Unbuild / Extract files from build

Hi, unfortunately my hard drive broke down recently due to old age and files cannot be removed from it. I occasionally double my folders but I never thought the whole hard drive would go.

I did however save the build to a usb stick jumpdrive to show a friend.

Is it possible to “unbuild” the project to get my files back?
I looked inside and didn’t see the folders as they were in the project.

It’s not critical though since it was only for fun, with me just creating things as they occured to me.

However it was 1.5 - 2 years of scripting,debugging,modeling. So it would be really nice to get it back.

Well, the Unity3D Obfuscator can unpack a webbuild file (*.unity3d). The files that gets unpacked are almost the same as in a standalone build. All your assets (models, textures, sounds, prefabs) are packed into .assets files which seems to be in the same format as the generic .asset files so it should be possible to just import them back into a unity project after you changed the extention to .asset. However beside the .assets files it will also unpack your mono script DLLs. From those you can recreate most of your code (almost everything except coroutines) with a C# reflector like ILSpy.

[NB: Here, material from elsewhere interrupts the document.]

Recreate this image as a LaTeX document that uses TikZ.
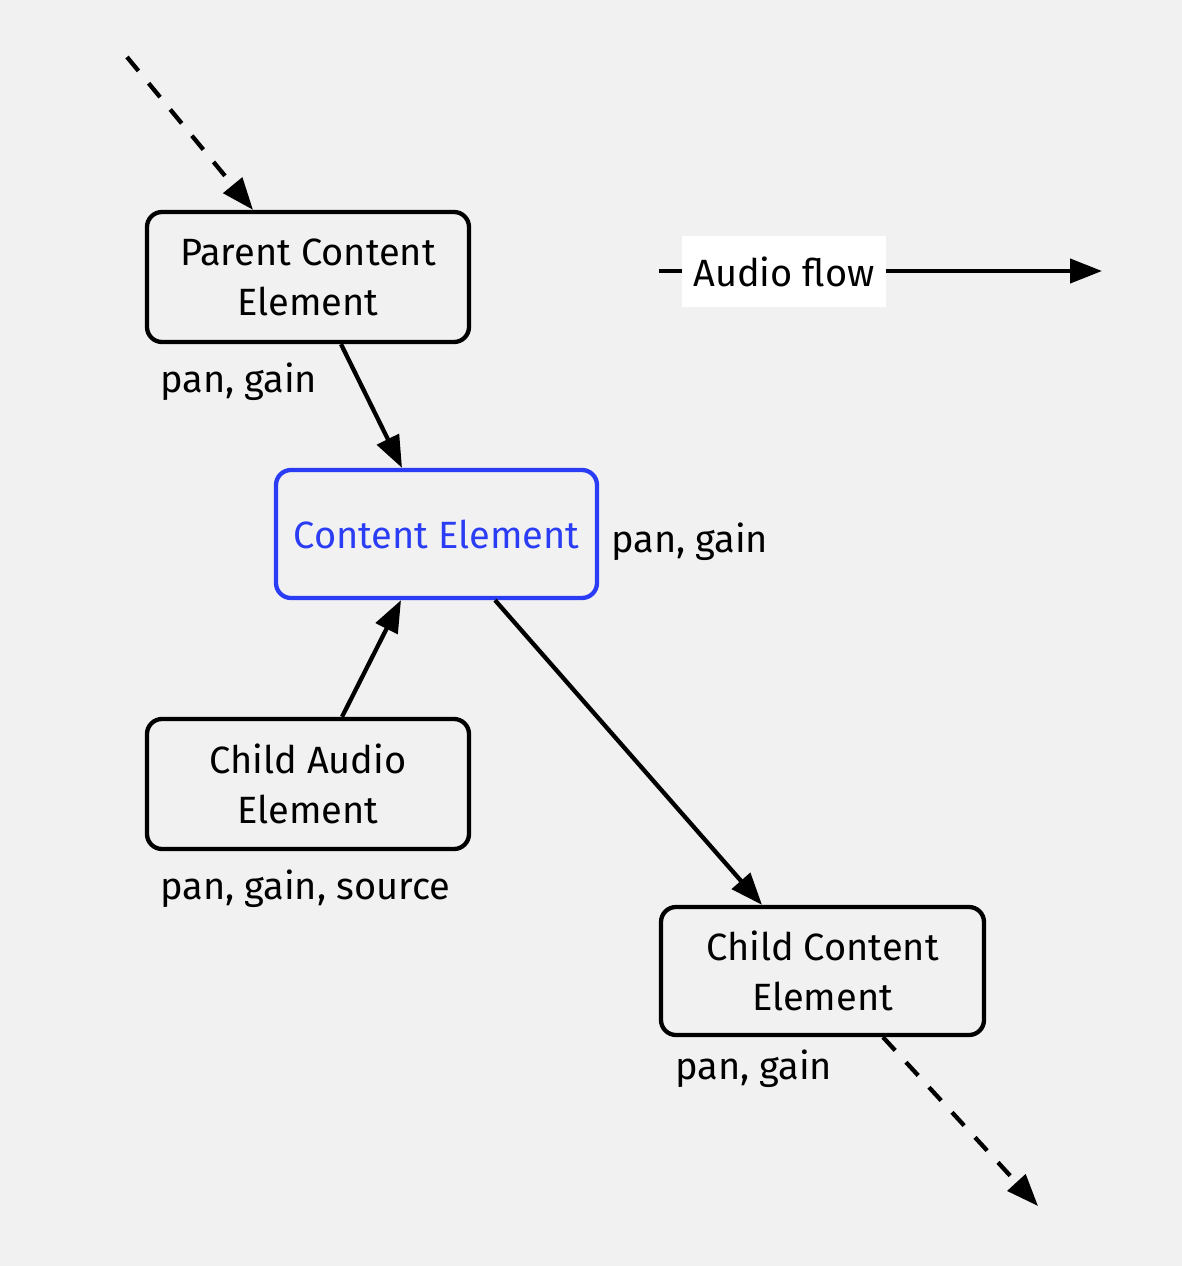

That’s all not officially supported by Unity so no guarantee.

try this

@disunity.bat bundle-extract webbuild.unity3d

I’m sorry to hear you lost all that work, but I’m afraid I don’t know of any way to do this, and while I’m sure it’s technically possible, I hope that if anyone else knows, they won’t answer to tell you. My reason being, such unbuild tools would be usable by pirates and thieves looking to steal and rehost other people’s web games on their own sites for profit without permission, in order to remove or disable features that people implement specifically to prevent exactly that from happening. And yes, this does happen, constantly. I’ve found half a dozen sites hosting a simple GBA game I made in 48 hours for a Ludum Dare compo (#4, years ago), without bothering to ask my permission first, and that was unfinished and barely playable!

I really am sorry that you’ve lost a year and a half’s worth of work; I’ve been there myself before, in many cases losing the builds along with the project files! Eventually, it taught me the importance of keeping backups. Remember this lesson better than I did, took losing all of my project files half a dozen times before I finally started making regular backups of my work!

(Old question… I know. But maybe someone come here for an answer, like me.)